A seguir, 50 pacientes com apenas uma complicação ou com várias complicações que tinham informações diagnósticas disponíveis também foram randomizados para um conjunto de treinamento (N = 25) e um conjunto de teste (N = 25), e outros 159 potenciais marcadores genéticos foram selecionados.
Os autores conseguiram identificar um perfil com 13 marcadores genéticos da 5hmC que pode diferenciar os pacientes com uma ou várias complicações, e a média ponderada da pontuação daqueles com apenas uma complicação diferiu significativamente entre os pacientes com várias complicações nos dois conjuntos de treinamento e de teste.
O perfil superou as variáveis clínicas convencionais, inclusive a albumina urinária.
“O preditores clínicos ou fatores de risco disponíveis atualmente, como a albumina, o IMC do paciente, o tempo de doença ou o exame de sangue para dosar as escórias nitrogenadas – são passíveis de erro e não identificam as complicações suficientemente cedo para intervir no tratamento”, explicou o Dr.
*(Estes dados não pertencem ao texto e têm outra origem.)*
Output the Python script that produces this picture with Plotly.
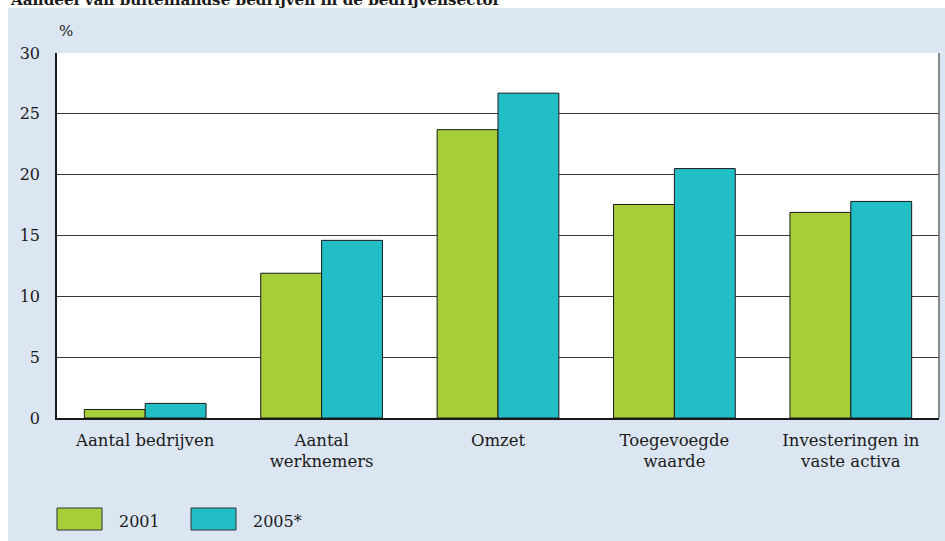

Zhang.
“O próximo passo é aperfeiçoar o perfil de biomarcadores e fazer sua validação em coortes maiores e independentes”, acrescentou o pesquisador.
“Colaboradores nos Estados Unidos e na China estão trabalhando em conjunto para concluir um grande estudo de validação, e pretendemos fazer um ensaio clínico com este exame de sangue em breve”, disse o pesquisador.